Looking for Big Production Environment

Hi

we are looking for “Bigger production setup” http://docs.graylog.org/en/2.2/pages/architecture.html in our environment.

right now we are having 120 + servers in AWS. our expectectation to processing 10000 messages per second with at least 12 months retension perod.

Please suggest me few things…

  1. is to convenient to setup Bigger production setup with docker or ansible ?
  2. what should be servers capaciy for handling & managing these log rates ?

Thanks & Regards,
Amit

Amit,

I’ll chime in with what we have.

I can’t answer #1 - we haven’t moved any of this to docker yet.

As for #2 - we are working through issues and learning as we go.

Our current ingest rate is between 8-15k per second depending on time of day.
We are working to keep 12 months of data online.

What we have learned so far:

Elasticsearch
Elasticsearch shards/indexes do consume memory. We started with 10 shards per index, and a new index each 20,000,000 records. This resulted in roughly 800 indexes before we switched gears and moved to larger and fewer indexes. Memory/CPU on the ES nodes matter - don’t skimp if you can help it. If you need financial flexibility, look at the https://www.elastic.co/blog/hot-warm-architecture to allow fast log insert and slower/cheaper searching later.

We use SSD nodes to hold the first 24 hours of logs, then the logs are moved to less expensive servers with SATA disks and less ram. If budget were no issue, all the nodes would be SSD.

Graylog

Extractors and pipelines can change how many messages you can accept per second and still keep up. Our Graylog server nodes have two 6c Intel® Xeon® CPU E5-2609 v3 @ 1.90GHz. This is enough performance, but is challenged as load gets heavy. Our initial strategy was to send in “perfect” logs wherever possible and use extractors where the source couldn’t do that kind of thing (firewalls and switches for example).

Big Impact items for us:

  1. Hot/Warm Architecture - fairly instant increase in speed.
  2. Enable disk journal on Graylog node. This seems to relieve some memory pressure for us, and makes GL more resilient if you need to restart the node.
  3. CPU on ES nodes - documentation for ES seemed to indicate CPU wasn’t a huge concern, but I don’t think they knew the age of our CPU’s :slight_smile:. Be prepared to change things around as you find the right balance.

Hope this helped.

Dustin

2 Likes

I see you didn’t get any other responses to this post - do you have any updates on your situation?

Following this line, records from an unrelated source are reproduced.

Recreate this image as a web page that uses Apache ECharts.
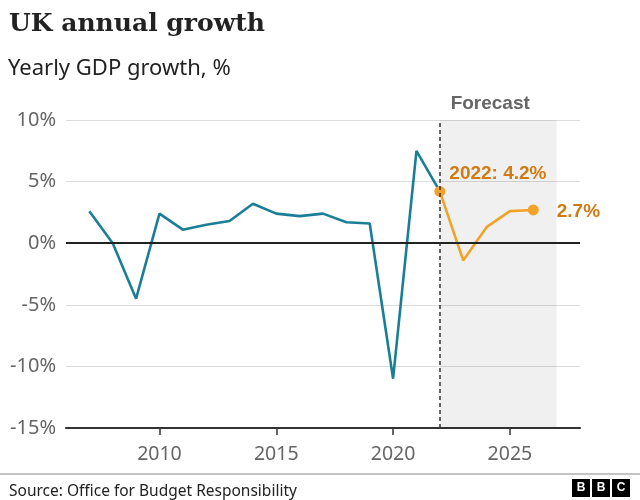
<!DOCTYPE html>
<html><head><meta charset="utf-8">
<script src="https://cdn.jsdelivr.net/npm/echarts@6/dist/echarts.min.js"></script>
<style>html,body{margin:0;padding:0;background:#fff}#c{width:640px;height:500px}</style>
</head><body><div id="c"></div>
<script>
const histYears = [2007,2008,2009,2010,2011,2012,2013,2014,2015,2016,2017,2018,2019,2020,2021,2022];
const histValues = [2.6,0.0,-4.5,2.4,1.1,1.5,1.8,3.2,2.4,2.2,2.4,1.7,1.6,-11.0,7.5,4.2];
const fcYears = [2022,2023,2024,2025,2026];
const fcValues = [4.2,-1.4,1.3,2.6,2.7];
const xTicks = [2010,2015,2020,2025];
const yTicks = [-15,-10,-5,0,5,10];
const forecastStart = 2022, forecastEnd = 2027;

const chart = echarts.init(document.getElementById('c'), null, {renderer:'canvas'});
const sans = 'Noto Sans';
const hist = histYears.map((y,i)=>[y,histValues[i]]);
const fc = fcYears.map((y,i)=>{
  const item = {value:[y,fcValues[i]]};
  if (i===0) {
    item.symbol='circle'; item.symbolSize=11;
    item.label={show:true,position:'right',offset:[-1,-18],formatter:()=>y+': '+fcValues[i].toFixed(1)+'%'};
  } else if (i===fcYears.length-1) {
    item.symbol='circle'; item.symbolSize=11;
    item.label={show:true,position:'right',distance:18,offset:[0,2],formatter:()=>fcValues[i].toFixed(1)+'%'};
  } else { item.symbol='none'; }
  return item;
});
chart.setOption({
  animation:false,
  textStyle:{fontFamily:sans},
  title:[
    {text:'UK annual growth',left:4,top:7,textStyle:{fontFamily:'DejaVu Serif',fontSize:25,fontWeight:'bold',color:'#222'}},
    {text:'Yearly GDP growth, %',left:3,top:53,textStyle:{fontFamily:sans,fontSize:22,fontWeight:'normal',color:'#222'}},
    {text:'Source: Office for Budget Responsibility',left:4,top:479,textStyle:{fontFamily:sans,fontSize:15.5,fontWeight:'normal',color:'#222'}}
  ],
  grid:{left:66,right:60,top:120,bottom:72},
  xAxis:{type:'value',min:2006,max:2028,
    axisLine:{show:true,onZero:false,lineStyle:{color:'#333',width:2}},
    axisTick:{show:true,length:7,lineStyle:{color:'#333',width:1.5},customValues:xTicks},
    axisLabel:{customValues:xTicks,color:'#666',fontSize:19.5,margin:16,fontFamily:sans,formatter:v=>String(v)},
    splitLine:{show:false}},
  yAxis:{type:'value',min:-15,max:10,interval:5,
    axisLine:{show:false},axisTick:{show:false},
    axisLabel:{color:'#666',fontSize:20,margin:10,fontFamily:sans,formatter:v=>v+'%'},
    splitLine:{lineStyle:{color:'#dcdcdc',width:1}}},
  series:[
    {type:'line',data:hist,symbol:'none',lineStyle:{color:'#1a7f96',width:2.6},z:3,
     markLine:{silent:true,symbol:'none',label:{show:false},
       data:[{yAxis:0,lineStyle:{color:'#222',width:2,type:'solid'}}]}},
    {type:'line',data:fc,lineStyle:{color:'#f0a229',width:2.6},itemStyle:{color:'#f0a229'},z:4,
     label:{color:'#d07a14',fontWeight:'bold',fontSize:19,fontFamily:'Liberation Sans'},
     markArea:{silent:true,itemStyle:{color:'rgba(0,0,0,0.06)'},
       label:{show:true,position:'top',distance:7,offset:[-8,0],color:'#666',fontWeight:'bold',fontSize:19,fontFamily:'Liberation Sans'},
       data:[[{name:'Forecast',xAxis:forecastStart},{xAxis:forecastEnd}]]},
     markLine:{silent:true,symbol:'none',label:{show:false},
       data:[{xAxis:forecastStart,lineStyle:{color:'#333',width:1.5,type:[4,3]}}]}}
  ],
  graphic:[
    {type:'line',shape:{x1:0,y1:474,x2:640,y2:474},style:{stroke:'#888',lineWidth:1}},
    ...['B','B','C'].map((t,i)=>({type:'group',left:572+i*20,top:479,children:[
      {type:'rect',shape:{x:0,y:0,width:18,height:18},style:{fill:'#000'}},
      {type:'text',style:{text:t,x:9,y:9,align:'center',verticalAlign:'middle',fill:'#fff',font:'bold 12px Liberation Sans'}}]}))
  ]
});
</script></body></html>
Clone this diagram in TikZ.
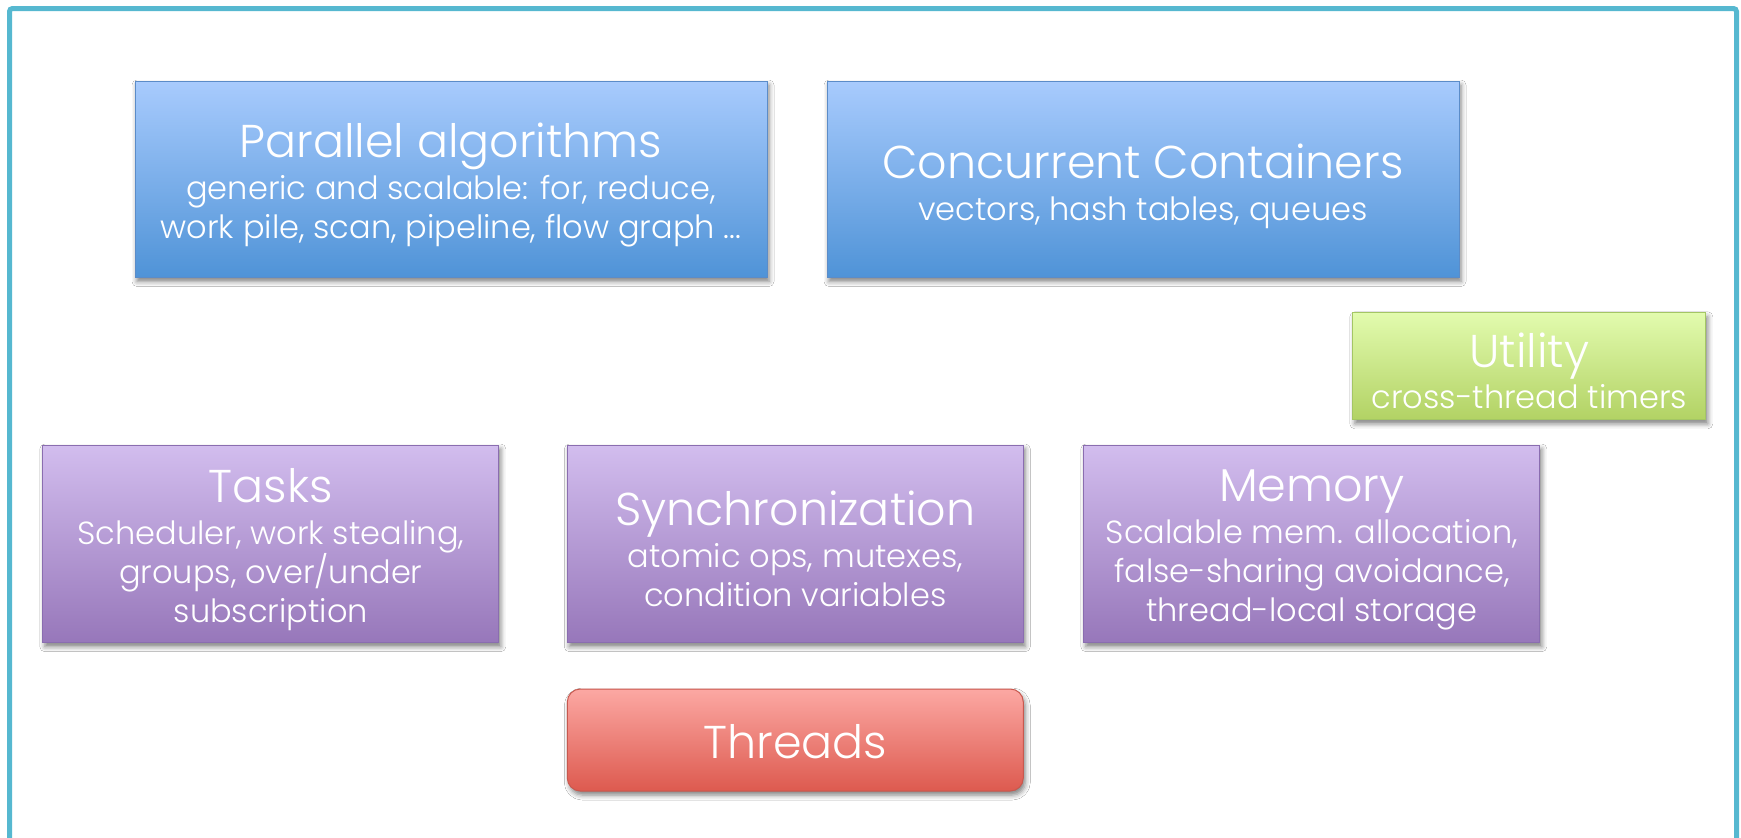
\documentclass[tikz,border=0pt]{standalone}
\usepackage{fontspec}
\setmainfont{Poppins Light}
\usetikzlibrary{shadows.blur}
\definecolor{frameC}{RGB}{86,184,208}
\definecolor{blueT}{RGB}{168,203,253}
\definecolor{blueB}{RGB}{79,147,215}
\definecolor{blueD}{RGB}{91,140,200}
\definecolor{greenT}{RGB}{226,251,174}
\definecolor{greenB}{RGB}{178,210,100}
\definecolor{greenD}{RGB}{164,198,100}
\definecolor{purpT}{RGB}{210,189,238}
\definecolor{purpB}{RGB}{151,119,186}
\definecolor{purpD}{RGB}{138,109,176}
\definecolor{redT}{RGB}{252,168,163}
\definecolor{redB}{RGB}{221,90,79}
\definecolor{redD}{RGB}{200,88,78}
\newcommand\boxtitle[1]{{\fontsize{46}{46}\selectfont #1}}
\tikzset{
  basebox/.style={rectangle, draw=#1, line width=1pt, inner sep=0pt,
    blur shadow={shadow xshift=2pt, shadow yshift=-4pt, shadow blur radius=5pt, shadow opacity=50}},
  bluebox/.style={basebox=blueD, top color=blueT, bottom color=blueB},
  greenbox/.style={basebox=greenD, top color=greenT, bottom color=greenB},
  purpbox/.style={basebox=purpD, top color=purpT, bottom color=purpB},
  redbox/.style={basebox=redD, top color=redT, bottom color=redB, rounded corners=13pt},
  boxtext/.style={text=white, align=center, inner sep=0pt, font=\fontsize{32}{39}\selectfont},
}
\begin{document}
\begin{tikzpicture}[x=1pt, y=-1pt]
\useasboundingbox (0,0) rectangle (1741,838);
\fill[white] (0,0) rectangle (1741,838);
\draw[frameC, line width=5pt, rounded corners=3pt] (9.5,845) -- (9.5,8.5) -- (1736.5,8.5) -- (1736.5,845);

\node[bluebox, minimum width=632pt, minimum height=196.5pt] (par) at (451,179.25) {};
\node[boxtext] (part) at ([yshift=-6pt]par.center)
  {\boxtitle{Parallel algorithms}\\[3pt]generic and scalable: for, reduce,\\work pile, scan, pipeline, flow graph ...};
\node[bluebox, minimum width=632pt, minimum height=196.5pt] (con) at (1143,179.25) {};
\node[boxtext] (cont) at ([yshift=-7pt]con.center)
  {\boxtitle{Concurrent Containers}\\[3pt]vectors, hash tables, queues};
\node[greenbox, minimum width=353pt, minimum height=107pt] (uti) at (1529.3,366.3) {};
\node[boxtext] (utit) at ([yshift=-5pt]uti.center)
  {\boxtitle{Utility}\\[2pt]cross-thread timers};
\node[purpbox, minimum width=456pt, minimum height=197.7pt] (tas) at (270.85,543.85) {};
\node[boxtext] (tast) at ([yshift=-6pt]tas.center)
  {\boxtitle{Tasks}\\[3pt]Scheduler, work stealing,\\groups, over/under\\subscription};
\node[purpbox, minimum width=456pt, minimum height=197.7pt] (syn) at (795.3,543.85) {};
\node[boxtext] (synt) at ([yshift=-5pt]syn.center)
  {\boxtitle{Synchronization}\\[3pt]atomic ops, mutexes,\\condition variables};
\node[purpbox, minimum width=456pt, minimum height=197.7pt] (mem) at (1311.85,543.85) {};
\node[boxtext] (memt) at ([yshift=-6pt]mem.center)
  {\boxtitle{Memory}\\[3pt]Scalable mem. allocation,\\false-sharing avoidance,\\thread-local storage};
\node[redbox, minimum width=456pt, minimum height=102pt] (thr) at (795.3,740) {};
\node[boxtext] (thrt) at ([yshift=-2pt]thr.center) {\boxtitle{Threads}};
\end{tikzpicture}
\end{document}
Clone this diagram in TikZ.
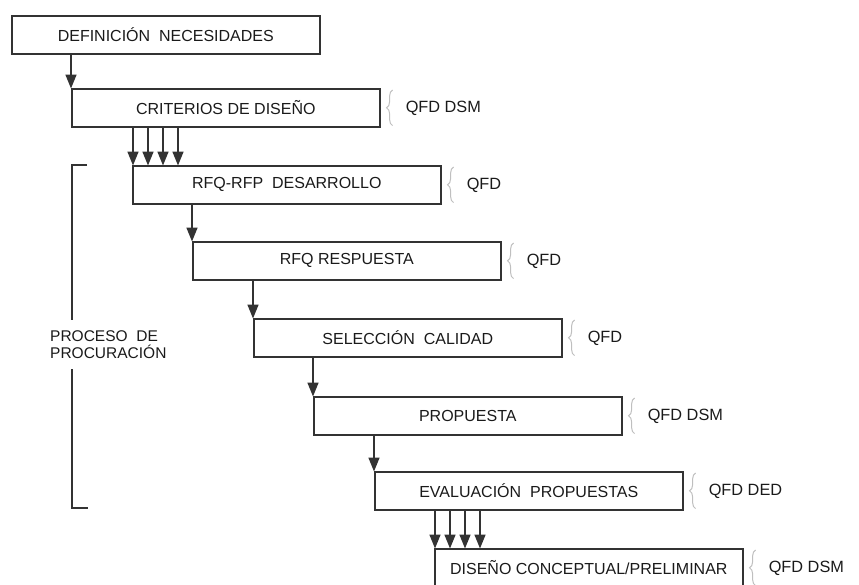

Our environment has settled down, and we run at a steady state of about 10,000 messages per second.

Current issues:
CPU power on Graylog nodes - occasionally we receive enough data that one node can’t get the logs processed quickly enough, and we are behind for periods of time. We plan to add two more graylog nodes to beef up processing power during ingestion.

Current stats:
1 Load Balancer (not dedicated, but a VIP was created to handle Graylog data)
2 Graylog nodes (about 20G of HEAP used on each box)
14 ES nodes (2 master nodes, 2 SSD nodes for Hot Data, 10 spinning disk nodes for Warm data)
We have differing amounts of data kept online and created different index sets to handle that. We are meeting our search and storage needs.

It’s helpful to deploy a LB at the beginning of the process and have those issues figured out - I wish we had done that. With it in place, scaling is easily accomplished.

I hope things are going OK for you.

Dustin

2 Likes

Thanks for sharing your setup and experiences!